Les émeutes étaient le fruit d’un petit monde nocturne de Greenwitch Village qui comportait beaucoup d’homosexuels et de transsexuels. Nous tenons à cette distinction, car elle met en lumière l’aspect éminemment politique de l’évènement qui tente d’être éteint.
Les émeutes n’étaient pas un moment de lutte sociale c’est-à-dire de catégories ou d’identités particulières, mais une bataille dans la guerre des mondes.

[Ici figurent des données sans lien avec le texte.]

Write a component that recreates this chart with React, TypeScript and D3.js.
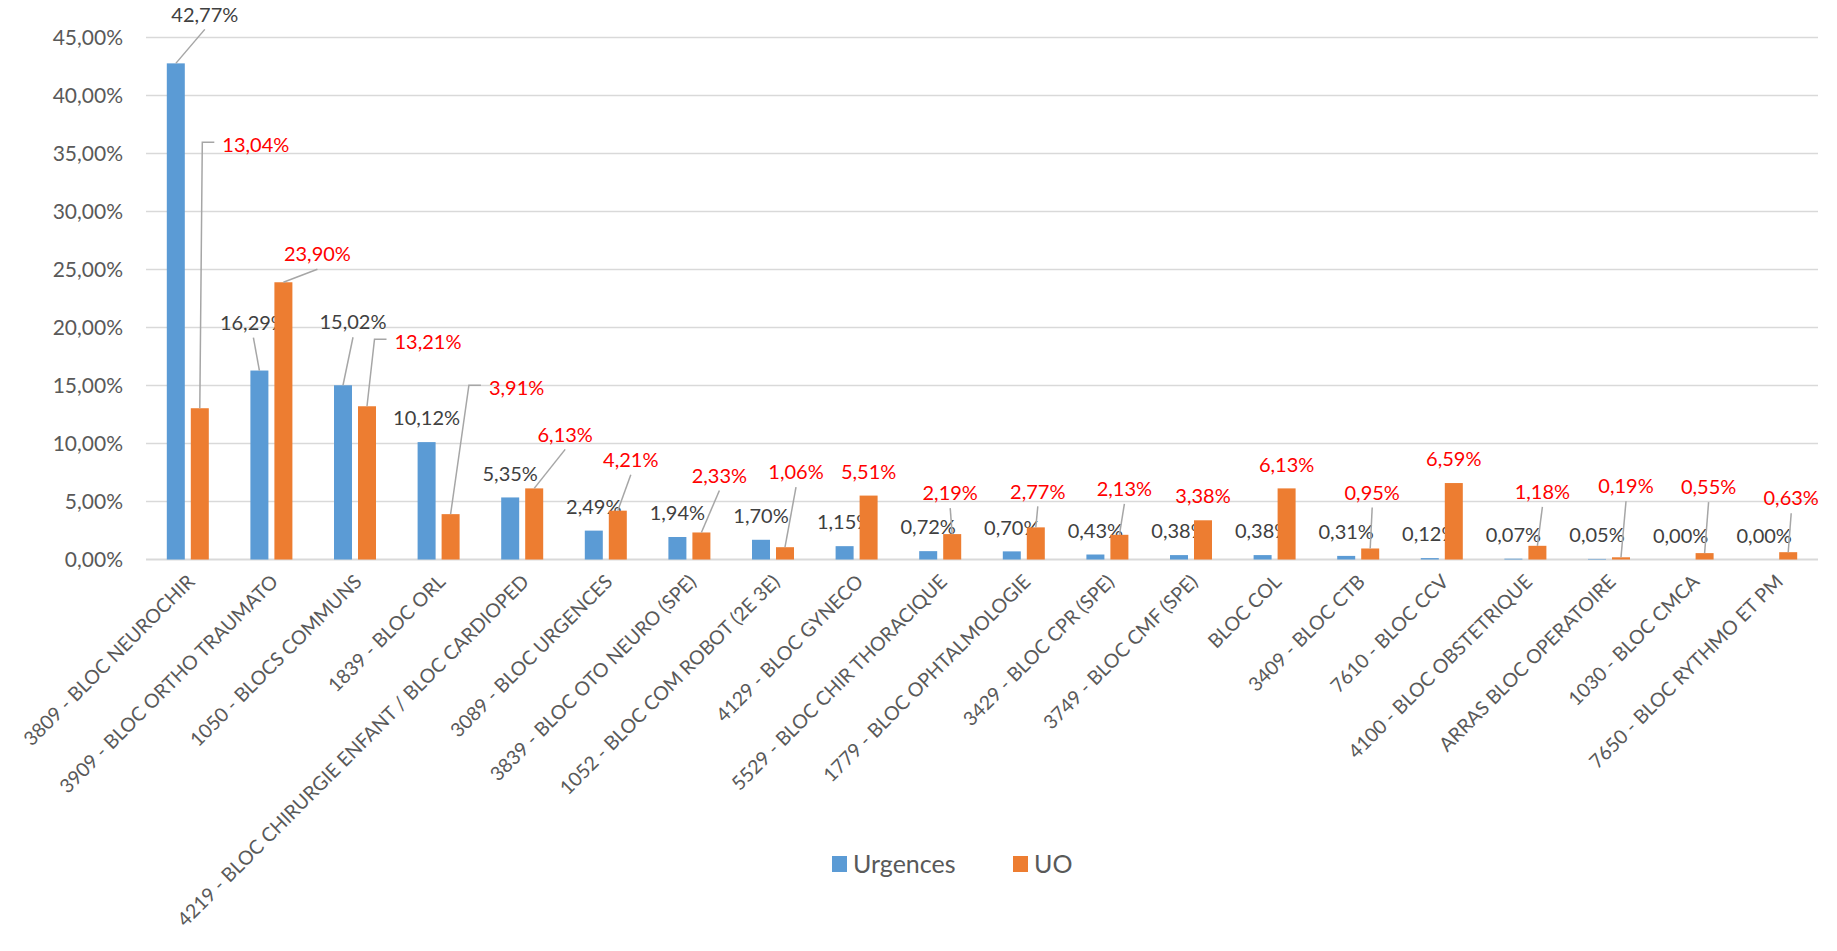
import React, { useEffect, useRef } from "react";
import * as d3 from "d3";

const categories = [
  "3809 - BLOC NEUROCHIR",
  "3909 - BLOC ORTHO TRAUMATO",
  "1050 - BLOCS COMMUNS",
  "1839 - BLOC ORL",
  "4219 - BLOC CHIRURGIE ENFANT / BLOC CARDIOPED",
  "3089 - BLOC URGENCES",
  "3839 - BLOC OTO NEURO (SPE)",
  "1052 - BLOC COM ROBOT (2E 3E)",
  "4129 - BLOC GYNECO",
  "5529 - BLOC CHIR THORACIQUE",
  "1779 - BLOC OPHTALMOLOGIE",
  "3429 - BLOC CPR (SPE)",
  "3749 - BLOC CMF (SPE)",
  "BLOC COL",
  "3409 - BLOC CTB",
  "7610 - BLOC CCV",
  "4100 - BLOC OBSTETRIQUE",
  "ARRAS BLOC OPERATOIRE",
  "1030 - BLOC CMCA",
  "7650 - BLOC RYTHMO ET PM",
];

const urgences = [
  0.4277, 0.1629, 0.1502, 0.1012, 0.0535, 0.0249, 0.0194, 0.017, 0.0115, 0.0072,
  0.007, 0.0043, 0.0038, 0.0038, 0.0031, 0.0012, 0.0007, 0.0005, 0.0, 0.0,
];

const uo = [
  0.1304, 0.239, 0.1321, 0.0391, 0.0613, 0.0421, 0.0233, 0.0106, 0.0551, 0.0219,
  0.0277, 0.0213, 0.0338, 0.0613, 0.0095, 0.0659, 0.0118, 0.0019, 0.0055, 0.0063,
];

const yTicks = [0, 0.05, 0.1, 0.15, 0.2, 0.25, 0.3, 0.35, 0.4, 0.45];

const seriesNames = ["Urgences", "UO"];

// manually moved data labels: offset of label centre from bar top centre (px), null = default
type Off = [number, number] | null;
const urgLabelOffsets: Off[] = [
  [29, -49], [-6, -48], [10, -63], null, null, null, null, null, null, null,
  null, null, null, null, null, null, null, null, null, null,
];
const uoLabelOffsets: Off[] = [
  [56, -263], [34, -28], [61, -64], [66, -126], [31, -54], [13, -51], [18, -57],
  [11, -75], null, [-2, -41], [2, -36], [5, -46], null, null, [2, -56], null,
  [5, -54], [5, -71], [4, -66], [3, -54],
];
const uoElbow = [0, 2, 3];

const W = 1837;
const H = 951;
const FONT = "Lato, 'Open Sans', sans-serif";

export default function App() {
  const ref = useRef<SVGSVGElement>(null);

  useEffect(() => {
    const svg = d3.select(ref.current);
    svg.selectAll("*").remove();

    const locale = d3.formatLocale({
      decimal: ",",
      thousands: " ",
      grouping: [3],
      currency: ["", " €"],
      percent: "%",
    });
    const fmt = locale.format(".2%");

    const x = d3.scaleBand().domain(categories).range([146, 1818]).padding(0);
    const xs = d3.scaleBand().domain(seriesNames).range([-21, 21]).paddingInner(0.25);
    const y = d3.scaleLinear().domain([0, 0.45]).range([559.5, 37.5]);
    const color = d3.scaleOrdinal<string, string>().domain(seriesNames).range(["#5b9bd5", "#ed7d31"]);

    // grid
    svg
      .append("g")
      .selectAll("line")
      .data(yTicks)
      .join("line")
      .attr("x1", 146)
      .attr("x2", 1818)
      .attr("y1", (d) => y(d))
      .attr("y2", (d) => y(d))
      .attr("stroke", "#d9d9d9")
      .attr("stroke-width", (d) => (d === 0 ? 2 : 1.5));

    svg
      .append("g")
      .selectAll("text")
      .data(yTicks)
      .join("text")
      .attr("x", 123)
      .attr("y", (d) => y(d) + 7.5)
      .attr("text-anchor", "end")
      .attr("fill", "#595959")
      .style("font-family", FONT)
      .style("font-size", "21px")
      .text((d) => fmt(d));

    // category labels
    svg
      .append("g")
      .selectAll("text")
      .data(categories)
      .join("text")
      .attr("text-anchor", "end")
      .attr("transform", (d) => `translate(${x(d)! + x.bandwidth() / 2 + 8}, 583) rotate(-45)`)
      .attr("fill", "#595959")
      .style("font-family", FONT)
      .style("font-size", "19.5px")
      .text((d) => d);

    const series = [
      { name: "Urgences", values: urgences, offsets: urgLabelOffsets, labelColor: "#404040" },
      { name: "UO", values: uo, offsets: uoLabelOffsets, labelColor: "#ff0000" },
    ];

    series.forEach((s) => {
      const bx = (i: number) => x(categories[i])! + x.bandwidth() / 2 + xs(s.name)!;
      const cx = (i: number) => bx(i) + xs.bandwidth() / 2;

      svg
        .append("g")
        .selectAll("rect")
        .data(s.values)
        .join("rect")
        .attr("x", (_, i) => bx(i))
        .attr("y", (d) => y(d))
        .attr("width", xs.bandwidth())
        .attr("height", (d) => y(0) - y(d))
        .attr("fill", color(s.name));

      const labels = svg.append("g");
      const leaders = svg.append("g");
      s.values.forEach((v, i) => {
        const off = s.offsets[i];
        const tx = cx(i) + (off ? off[0] : 0);
        const ty = y(v) + (off ? off[1] : -24);
        const t = labels
          .append("text")
          .attr("x", tx)
          .attr("y", ty + 7.2)
          .attr("text-anchor", "middle")
          .attr("fill", s.labelColor)
          .style("font-family", FONT)
          .style("font-size", "20px")
          .text(fmt(v));
        if (!off) return;
        let pts: [number, number][];
        if (s.name === "UO" && uoElbow.includes(i)) {
          const w = (t.node() as SVGTextElement).getComputedTextLength();
          const sx = tx - w / 2 - 8;
          pts = [
            [sx, ty - 3],
            [sx - 12, ty - 3],
            [cx(i), y(v)],
          ];
        } else {
          pts = [
            [tx, ty + 15],
            [cx(i), y(v)],
          ];
        }
        leaders
          .append("path")
          .attr("d", d3.line()(pts))
          .attr("fill", "none")
          .attr("stroke", "#a6a6a6")
          .attr("stroke-width", 1.5);
      });
    });

    // legend
    const legend = svg.append("g");
    const legendX = [832, 1013];
    seriesNames.forEach((n, i) => {
      legend
        .append("rect")
        .attr("x", legendX[i])
        .attr("y", 856)
        .attr("width", 15)
        .attr("height", 16)
        .attr("fill", color(n));
      legend
        .append("text")
        .attr("x", legendX[i] + 21)
        .attr("y", 873)
        .attr("fill", "#595959")
        .style("font-family", FONT)
        .style("font-size", "25px")
        .text(n);
    });
  }, []);

  return (
    <svg
      ref={ref}
      width={W}
      height={H}
      style={{ position: "absolute", left: 0, top: 0, background: "#fff" }}
    />
  );
}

L’aménagement urbain, la police, l’État, la gentrification, la cybernétique, le progrès, les institutions, le néo-libéralisme ne sont que les noms des différentes facettes d’un Ordre qui règne par la marchandise, cette sinistre mise en équivalence de tous les corps et de toutes les choses en tant que marchandise avant de se voir attribuer un prix ou une valeur.
La guerre se livre contre la totalité étouffante du monde de la marchandise.
Et toutes les personnes considérées comme inintégrables, comme négligeables, les sans valeur, les vies nues, tous les fragments de marginalité, d’originalité se verront écrasés, c’est-à-dire privés de leur monde. En attaquant leurs foyers, leurs liens, leurs rues, leurs apparences et même leurs amours, on détruit les gens de l’intérieur (la descente au Stonewall Inn était une attaque contre un bar, contre des pratiques illégales autour de l’alcool, contre les homosexuels, les travestis, les personnes trans, une attaque contre la marginalité, contre la fête et contre un quartier où la police n’est pas maîtresse des lieux).
Et ce qui mine le plus les forces de l’Ordre qui nous font face, c’est tout ce qui pourrait arriver, et qui mettrait à mal le maillage des normes et des dispositifs. Nous sommes partout présents, sous la forme d’un risque permanent.
Voilà pourquoi nous sommes les contemporains de Stonewall et non pas des héritiers.